**Raw data:**
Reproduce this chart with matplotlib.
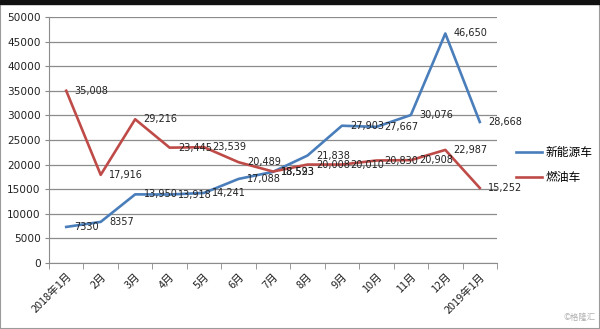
import matplotlib
matplotlib.use("Agg")
import matplotlib.pyplot as plt
from matplotlib.patches import Rectangle
import numpy as np

plt.rcParams["font.family"] = ["Noto Sans CJK SC", "DejaVu Sans"]

# 月份和两条系列的数据
months = ["2018年1月", "2月", "3月", "4月", "5月", "6月", "7月",
          "8月", "9月", "10月", "11月", "12月", "2019年1月"]
nev = [7330, 8357, 13950, 13918, 14241, 17088, 18523,
       21838, 27903, 27667, 30076, 46650, 28668]
fuel = [35008, 17916, 29216, 23445, 23539, 20489, 18593,
        20008, 20010, 20830, 20908, 22987, 15252]
nev_labels = ["7330", "8357"] + [f"{v:,}" for v in nev[2:]]
fuel_labels = [f"{v:,}" for v in fuel]

blue = "#4a7ebb"
red = "#be4b48"

fig = plt.figure(figsize=(6, 3.29), dpi=100)
ax = fig.add_axes([49 / 600, 1 - 263 / 329, 448 / 600, 246 / 329])

x = np.arange(len(months))
l1, = ax.plot(x, nev, color=blue, lw=1.9, label="新能源车")
l2, = ax.plot(x, fuel, color=red, lw=1.9, label="燃油车")

# 数据标签：放在点的右侧
for xi, v, s in zip(x, nev, nev_labels):
    ax.annotate(s, (xi, v), xytext=(6, 0), textcoords="offset points",
                va="center", ha="left", fontsize=7, color="#222222",
                family="DejaVu Sans")
for xi, v, s in zip(x, fuel, fuel_labels):
    ax.annotate(s, (xi, v), xytext=(6, 0), textcoords="offset points",
                va="center", ha="left", fontsize=7, color="#222222",
                family="DejaVu Sans")

ax.set_xlim(-0.5, len(months) - 0.5)
ax.set_ylim(0, 50000)
ax.set_yticks(np.arange(0, 50001, 5000))
ax.set_yticklabels([str(v) for v in range(0, 50001, 5000)],
                   fontsize=7.6, family="DejaVu Sans", color="#222222")
ax.set_xticks(x)
ax.set_xticklabels(months, rotation=45, ha="right", rotation_mode="anchor",
                   fontsize=7.8, color="#222222")
ax.set_xticks(np.arange(-0.5, len(months), 1), minor=True)
ax.tick_params(axis="x", which="major", length=0, pad=6)
ax.tick_params(axis="x", which="minor", length=4, color="#888888")
ax.tick_params(axis="y", length=3, color="#888888", pad=3)

ax.grid(axis="y", color="#8c8c8c", lw=0.9)
ax.set_axisbelow(True)
for side in ["top", "right"]:
    ax.spines[side].set_visible(False)
for side in ["left", "bottom"]:
    ax.spines[side].set_color("#8c8c8c")

fig.legend(handles=[l1, l2], loc="center left",
           bbox_to_anchor=(505 / 600, 1 - 165 / 329), frameon=False,
           fontsize=8.5, handlelength=2.2, labelspacing=1.0, handletextpad=0.3)

# 边框和水印
fig.patches.append(Rectangle((0, 0), 1, 1, transform=fig.transFigure,
                             fill=False, ec="#9a9a9a", lw=1.5))
fig.patches.append(Rectangle((0, 1 - 4 / 329), 1, 4 / 329,
                             transform=fig.transFigure, color="#111111"))
fig.text(596 / 600, 1 - 322 / 329, "©格隆汇", ha="right", va="bottom",
         fontsize=6, color="#b0b0b0")

fig.savefig("out.png", dpi=100)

**What the exercise asks:** Make an exact copy of the data, leaving its pictures out.

**Complete output:**
Reproduce this chart with matplotlib.
import matplotlib
matplotlib.use("Agg")
import matplotlib.pyplot as plt
from matplotlib.patches import Rectangle
import numpy as np

plt.rcParams["font.family"] = ["Noto Sans CJK SC", "DejaVu Sans"]

# 月份和两条系列的数据
months = ["2018年1月", "2月", "3月", "4月", "5月", "6月", "7月",
          "8月", "9月", "10月", "11月", "12月", "2019年1月"]
nev = [7330, 8357, 13950, 13918, 14241, 17088, 18523,
       21838, 27903, 27667, 30076, 46650, 28668]
fuel = [35008, 17916, 29216, 23445, 23539, 20489, 18593,
        20008, 20010, 20830, 20908, 22987, 15252]
nev_labels = ["7330", "8357"] + [f"{v:,}" for v in nev[2:]]
fuel_labels = [f"{v:,}" for v in fuel]

blue = "#4a7ebb"
red = "#be4b48"

fig = plt.figure(figsize=(6, 3.29), dpi=100)
ax = fig.add_axes([49 / 600, 1 - 263 / 329, 448 / 600, 246 / 329])

x = np.arange(len(months))
l1, = ax.plot(x, nev, color=blue, lw=1.9, label="新能源车")
l2, = ax.plot(x, fuel, color=red, lw=1.9, label="燃油车")

# 数据标签：放在点的右侧
for xi, v, s in zip(x, nev, nev_labels):
    ax.annotate(s, (xi, v), xytext=(6, 0), textcoords="offset points",
                va="center", ha="left", fontsize=7, color="#222222",
                family="DejaVu Sans")
for xi, v, s in zip(x, fuel, fuel_labels):
    ax.annotate(s, (xi, v), xytext=(6, 0), textcoords="offset points",
                va="center", ha="left", fontsize=7, color="#222222",
                family="DejaVu Sans")

ax.set_xlim(-0.5, len(months) - 0.5)
ax.set_ylim(0, 50000)
ax.set_yticks(np.arange(0, 50001, 5000))
ax.set_yticklabels([str(v) for v in range(0, 50001, 5000)],
                   fontsize=7.6, family="DejaVu Sans", color="#222222")
ax.set_xticks(x)
ax.set_xticklabels(months, rotation=45, ha="right", rotation_mode="anchor",
                   fontsize=7.8, color="#222222")
ax.set_xticks(np.arange(-0.5, len(months), 1), minor=True)
ax.tick_params(axis="x", which="major", length=0, pad=6)
ax.tick_params(axis="x", which="minor", length=4, color="#888888")
ax.tick_params(axis="y", length=3, color="#888888", pad=3)

ax.grid(axis="y", color="#8c8c8c", lw=0.9)
ax.set_axisbelow(True)
for side in ["top", "right"]:
    ax.spines[side].set_visible(False)
for side in ["left", "bottom"]:
    ax.spines[side].set_color("#8c8c8c")

fig.legend(handles=[l1, l2], loc="center left",
           bbox_to_anchor=(505 / 600, 1 - 165 / 329), frameon=False,
           fontsize=8.5, handlelength=2.2, labelspacing=1.0, handletextpad=0.3)

# 边框和水印
fig.patches.append(Rectangle((0, 0), 1, 1, transform=fig.transFigure,
                             fill=False, ec="#9a9a9a", lw=1.5))
fig.patches.append(Rectangle((0, 1 - 4 / 329), 1, 4 / 329,
                             transform=fig.transFigure, color="#111111"))
fig.text(596 / 600, 1 - 322 / 329, "©格隆汇", ha="right", va="bottom",
         fontsize=6, color="#b0b0b0")

fig.savefig("out.png", dpi=100)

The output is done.